What is asked: Your task is to retype, word for word, the lines from the start of the data through the line holding "w.set_hatch(h)". Do not include the pictures.

Recorded data:

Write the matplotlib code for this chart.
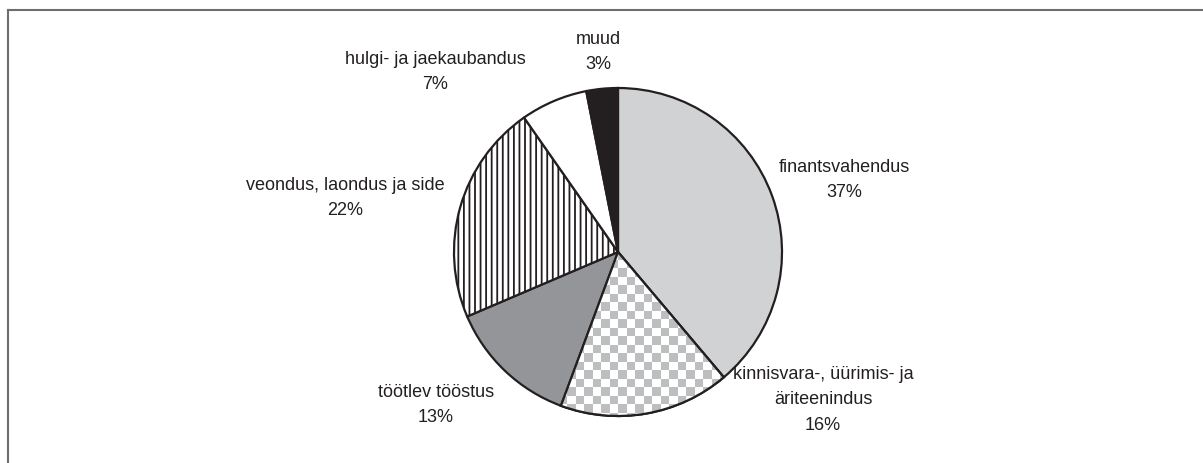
import numpy as np
import matplotlib
matplotlib.use("Agg")
import matplotlib.pyplot as plt
from matplotlib.lines import Line2D

# sector shares and printed labels
sectors = ["finantsvahendus", "kinnisvara-, üürimis- ja\näriteenindus", "töötlev tööstus",
           "veondus, laondus ja side", "hulgi- ja jaekaubandus", "muud"]
shares = [38.8, 16.8, 12.9, 21.7, 6.6, 3.1]
pct_labels = ["37%", "16%", "13%", "22%", "7%", "3%"]

colors = ["#d1d2d4", "white", "#939598", "white", "white", "#231f20"]
hatches = [None, None, None, "|||", None, None]
# label centres in pixels (x, y from top)
label_pos = [(844, 180), (823, 400), (436, 405), (345, 198), (435, 72), (598, 52)]

W, H = 1203, 463
plt.rcParams['font.family'] = ['Liberation Sans', 'DejaVu Sans']
plt.rcParams['hatch.linewidth'] = 1.3

fig = plt.figure(figsize=(W / 100, H / 100), dpi=100)
ax = fig.add_axes([0, 0, 1, 1])

wedges, _ = ax.pie(shares, colors=colors, startangle=90, counterclock=False,
                   center=(618, H - 252), radius=164, frame=True,
                   wedgeprops=dict(edgecolor="#231f20", linewidth=1.6))
for w, h in zip(wedges, hatches):
    if h:
        w.set_hatch(h)

# checkerboard fill for kinnisvara
sq = 8.5
n = 46
ii, jj = np.indices((n, n))
board = np.where((ii + jj) % 2 == 0, 1.0, 0.0)
cmap = matplotlib.colors.ListedColormap(["white", "#bcbec0"])
cx, cy = 618, H - 252
im = ax.imshow(board, cmap=cmap, extent=(cx - n * sq / 2, cx + n * sq / 2, cy - n * sq / 2, cy + n * sq / 2),
               interpolation="nearest", zorder=wedges[1].get_zorder() + 0.1)
im.set_clip_path(wedges[1])
# redraw outline of that wedge on top
edge = matplotlib.patches.Wedge(wedges[1].center, wedges[1].r, wedges[1].theta1, wedges[1].theta2,
                                facecolor="none", edgecolor="#231f20", linewidth=1.6,
                                zorder=im.get_zorder() + 0.1)
ax.add_patch(edge)

for name, pct, (x, y) in zip(sectors, pct_labels, label_pos):
    ax.text(x, H - y, name + "\n" + pct, ha="center", va="center", fontsize=13,
            color="#231f20", linespacing=1.65)

ax.set_xlim(0, W)
ax.set_ylim(0, H)
ax.set_aspect("equal")
ax.axis("off")

# frame: only left and top edges show
fig.add_artist(Line2D([8 / W, 8 / W], [0, 1 - 10 / H], transform=fig.transFigure, color="#6d6e71", lw=1.5))
fig.add_artist(Line2D([8 / W, 1], [1 - 10 / H, 1 - 10 / H], transform=fig.transFigure, color="#6d6e71", lw=1.5))

fig.savefig("out.png", dpi=100, facecolor="white")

Response:
Write the matplotlib code for this chart.
import numpy as np
import matplotlib
matplotlib.use("Agg")
import matplotlib.pyplot as plt
from matplotlib.lines import Line2D

# sector shares and printed labels
sectors = ["finantsvahendus", "kinnisvara-, üürimis- ja\näriteenindus", "töötlev tööstus",
           "veondus, laondus ja side", "hulgi- ja jaekaubandus", "muud"]
shares = [38.8, 16.8, 12.9, 21.7, 6.6, 3.1]
pct_labels = ["37%", "16%", "13%", "22%", "7%", "3%"]

colors = ["#d1d2d4", "white", "#939598", "white", "white", "#231f20"]
hatches = [None, None, None, "|||", None, None]
# label centres in pixels (x, y from top)
label_pos = [(844, 180), (823, 400), (436, 405), (345, 198), (435, 72), (598, 52)]

W, H = 1203, 463
plt.rcParams['font.family'] = ['Liberation Sans', 'DejaVu Sans']
plt.rcParams['hatch.linewidth'] = 1.3

fig = plt.figure(figsize=(W / 100, H / 100), dpi=100)
ax = fig.add_axes([0, 0, 1, 1])

wedges, _ = ax.pie(shares, colors=colors, startangle=90, counterclock=False,
                   center=(618, H - 252), radius=164, frame=True,
                   wedgeprops=dict(edgecolor="#231f20", linewidth=1.6))
for w, h in zip(wedges, hatches):
    if h:
        w.set_hatch(h)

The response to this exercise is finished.